• **Goal**
Write each line of the material exactly as given, from the top through the line that contains "from matplotlib.colors import", and omit all pictures.

• **Given information**
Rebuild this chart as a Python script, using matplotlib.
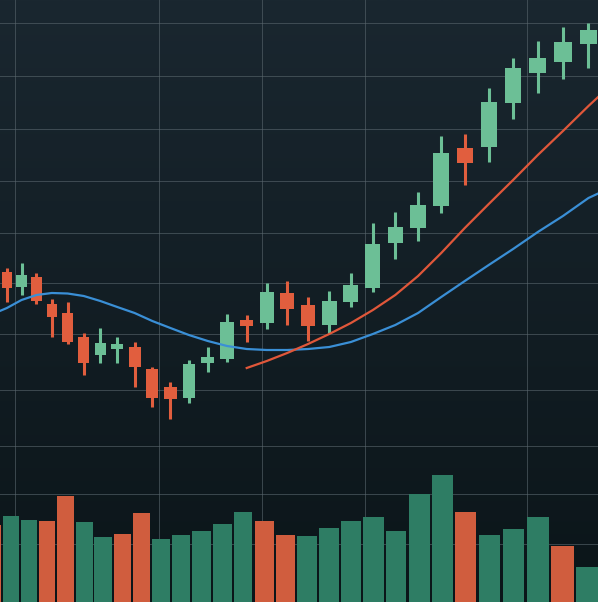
import numpy as np
import matplotlib
matplotlib.use("Agg")
import matplotlib.pyplot as plt
from matplotlib.colors import LinearSegmentedColormap

# Candle data (30 sessions)
opens = [132.8, 131.3, 132.3, 129.6, 128.7, 126.3, 124.5, 125.1, 125.3, 123.1,
         121.3, 120.2, 123.7, 124.1, 128.0, 127.7, 130.7, 129.5, 127.5, 129.8,
         131.2, 135.7, 137.2, 139.4, 145.2, 145.3, 149.7, 152.7, 153.8, 155.6]
closes = [131.2, 132.5, 129.9, 128.3, 125.8, 123.7, 125.7, 125.6, 123.3, 120.2,
          120.1, 123.6, 124.3, 127.8, 127.4, 130.8, 129.1, 127.4, 129.9, 131.5,
          135.6, 137.3, 139.5, 144.7, 143.7, 149.8, 153.2, 154.2, 155.8, 157.0]
highs = [133.2, 133.7, 132.7, 130.1, 129.8, 126.7, 127.2, 126.3, 125.8, 123.3,
         121.8, 124.0, 125.3, 128.6, 128.5, 131.7, 131.9, 130.3, 130.9, 132.7,
         137.7, 138.8, 140.8, 146.4, 146.6, 151.2, 154.2, 155.9, 157.3, 157.7]
lows = [129.8, 130.5, 129.6, 126.3, 125.6, 122.5, 123.7, 123.7, 121.3, 119.3,
        118.1, 119.7, 122.8, 123.8, 125.8, 127.1, 127.5, 125.9, 126.7, 129.3,
        130.8, 134.1, 135.9, 138.7, 141.5, 143.8, 148.1, 150.7, 152.1, 153.2]

# Moving averages
ma_slow_x = np.arange(-1, 31)
ma_slow = [128.6, 129.2, 130.0, 130.5, 130.7, 130.65, 130.4, 129.9, 129.3, 128.7,
           127.9, 127.2, 126.5, 125.9, 125.4, 125.1, 125.0, 125.0, 125.1, 125.3,
           125.8, 126.6, 127.5, 128.7, 130.3, 131.9, 133.5, 135.1, 136.8, 138.4,
           140.2, 141.4]
ma_fast_x = np.arange(14, 31)
ma_fast = [123.2, 123.9, 124.7, 125.6, 126.6, 127.7, 129.0, 130.5, 132.4, 134.7,
           137.2, 139.6, 142.0, 144.5, 146.9, 149.4, 151.8]

# Volume bars
volume = [77, 86, 82, 81, 106, 80, 65, 68, 89, 63, 67, 71, 78, 90, 81,
          67, 66, 74, 81, 85, 71, 108, 127, 90, 67, 73, 85, 56, 35]
volume_up = [0, 1, 1, 0, 0, 1, 1, 0, 0, 1, 1, 1, 1, 1, 0,
             0, 1, 1, 1, 1, 1, 1, 1, 0, 1, 1, 1, 0, 1]

GREEN = "#6cbf96"
RED = "#e15e3e"
VOL_GREEN = "#2e7d64"
VOL_RED = "#d05d3e"


def make_scale(c):
    # stretches the right side a bit, like the chart is seen at an angle
    def fwd(x):
        x = np.asarray(x, dtype=float)
        return x + c * x * x

    def inv(y):
        y = np.asarray(y, dtype=float)
        with np.errstate(invalid="ignore"):
            return (np.sqrt(1 + 4 * c * y) - 1) / (2 * c)
    return fwd, inv


fig = plt.figure(figsize=(5.98, 6.02), dpi=100)

# background gradient
bg = fig.add_axes([0, 0, 1, 1])
cmap = LinearSegmentedColormap.from_list("bg", ["#0b1519", "#1a2730"])
bg.imshow(np.linspace(0, 1, 256).reshape(-1, 1), cmap=cmap, aspect="auto",
          origin="lower", extent=[0, 1, 0, 1])
bg.set_axis_off()

ax = fig.add_axes([0, 0, 1, 1], facecolor="none")
ax.set_xscale("function", functions=make_scale(0.01354))
ax.set_xlim(-0.483, 29.37)
ax.set_ylim(99.8, 160)

x = np.arange(len(opens))
colors = [GREEN if c >= o else RED for o, c in zip(opens, closes)]
ax.vlines(x, lows, highs, colors=colors, linewidth=2.2, zorder=3)
ax.bar(x, np.array(closes) - np.array(opens), bottom=opens, width=0.68,
       color=colors, zorder=4)

ax.plot(ma_slow_x, ma_slow, color="#3a8fd6", linewidth=1.6, zorder=5)
ax.plot(ma_fast_x, ma_fast, color="#e0573a", linewidth=1.6, zorder=5)

ax.set_xticks([0.55, 9.35, 14.75, 19.65, 26.55])
ax.set_yticks([157.7, 152.4, 147.1, 141.9, 136.7, 131.7, 126.6, 121.0,
               115.4, 110.6, 105.6])
ax.grid(True, color="#5a676e", linewidth=0.7, alpha=0.6)
ax.set_axisbelow(True)
ax.tick_params(length=0, labelbottom=False, labelleft=False)
for s in ax.spines.values():
    s.set_visible(False)

# volume panel at the bottom
vax = fig.add_axes([0, 0, 1, 142 / 602], facecolor="none")
vax.set_xscale("function", functions=make_scale(0.00767))
vax.set_xlim(0.377, 28.43)
vax.set_ylim(0, 142)
vx = np.arange(len(volume))
vcolors = [VOL_GREEN if u else VOL_RED for u in volume_up]
vax.bar(vx, volume, width=0.9, color=vcolors)
vax.set_axis_off()

fig.savefig("out.png", dpi=100)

• **Solution to this task**
Rebuild this chart as a Python script, using matplotlib.
import numpy as np
import matplotlib
matplotlib.use("Agg")
import matplotlib.pyplot as plt
from matplotlib.colors import LinearSegmentedColormap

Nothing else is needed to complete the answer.